Der EuGH weist in seiner Entscheidung zunächst allgemein auf das hohe Verbraucherschutzniveau hin, welches durch die UGP-Richtlinie gewährleistet werden soll. Die Richtlinie zeichne sich durch einen besonders weiten sachlichen Anwendungsbereich aus, was sich auch an dem sehr weit konzipierten Begriff der „Geschäftspraktik“ erkennen lasse, welcher als „jede Handlung, Unterlassung, Verhaltensweise oder Erklärung, kommerzielle Mitteilung einschließlich Werbung und Marketing eines Gewerbetreibenden“ definiert sei und auch die Tätigkeiten eines Gewerbetreibenden nach Abschluss eines Vertrags umfasse. Eine Auskunftserteilung – wie im vorliegenden Fall – durch ein Unternehmen im Rahmen des Kundendienstes für das Abonnement einer Privatperson über Kabelfernsehdienstleistungen, sei daher eine „Geschäftspraktik“ im Sinne der UGP-Richtlinie.

Im konkreten Fall seien auch alle Tatbestandselemente des Art 6 UGP-Richtlinie erfüllt. Es wurde eine falsche Auskunft über die Dauer der Vertragsbeziehung erteilt und wurde dadurch die Privatperson daran gehindert, eine Entscheidung in voller Kenntnis der Sachlage zu treffen. Im Übrigen seien hier zusätzliche Kosten entstanden. Der EuGH hält ausdrücklich fest: „Hierzu ist klarzustellen, dass in diesem Zusammenhang völlig unbeachtlich ist, dass das Verhalten des betreffenden Gewerbetreibenden nur einmal vorkam und nur einen Verbraucher betraf.“ (Randnummer 41 des Urteils). Die Richtlinie enthalte keinen Hinweis darauf, dass die Handlung oder Unterlassung des Gewerbetreibenden sich wiederholen oder mehr als ein Verbraucher davon betroffen sein müsse. Unbeachtlich sei auch, ob ein Verhalten auf Vorsatz beruhe oder nicht. Es müsse auch kein tatsächlicher Schaden entstanden sein.
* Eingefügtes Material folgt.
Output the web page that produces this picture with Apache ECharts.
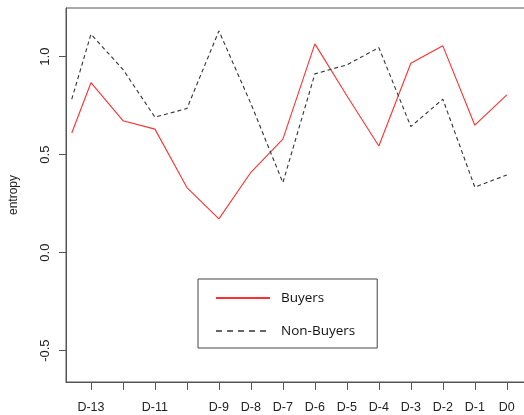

Die Richtlinie sei daher dahin auszulegen, dass die Erteilung einer falschen Auskunft durch einen Gewerbetreibenden an einen Verbraucher wie die im Ausgangsverfahren in Rede stehende als „irreführende Geschäftspraktik“ im Sinne dieser Richtlinie einzustufen ist, auch wenn diese Auskunftserteilung nur einen (einzigen) Verbraucher betraf. Der EuGH hat im vorliegenden Urteil überdies seine in der Entscheidung vom 19.9.2013, C-435/11 - CHS Tour Services (siehe die Meldung vom 26.9.2013) zum Ausdruck gebrachte Rechtsansicht bestätigt, wonach bei irreführenden Geschäftspraktiken nicht nachgewiesen werden muss, dass auch eine Verletzung der beruflichen Sorgfalt vorliegt.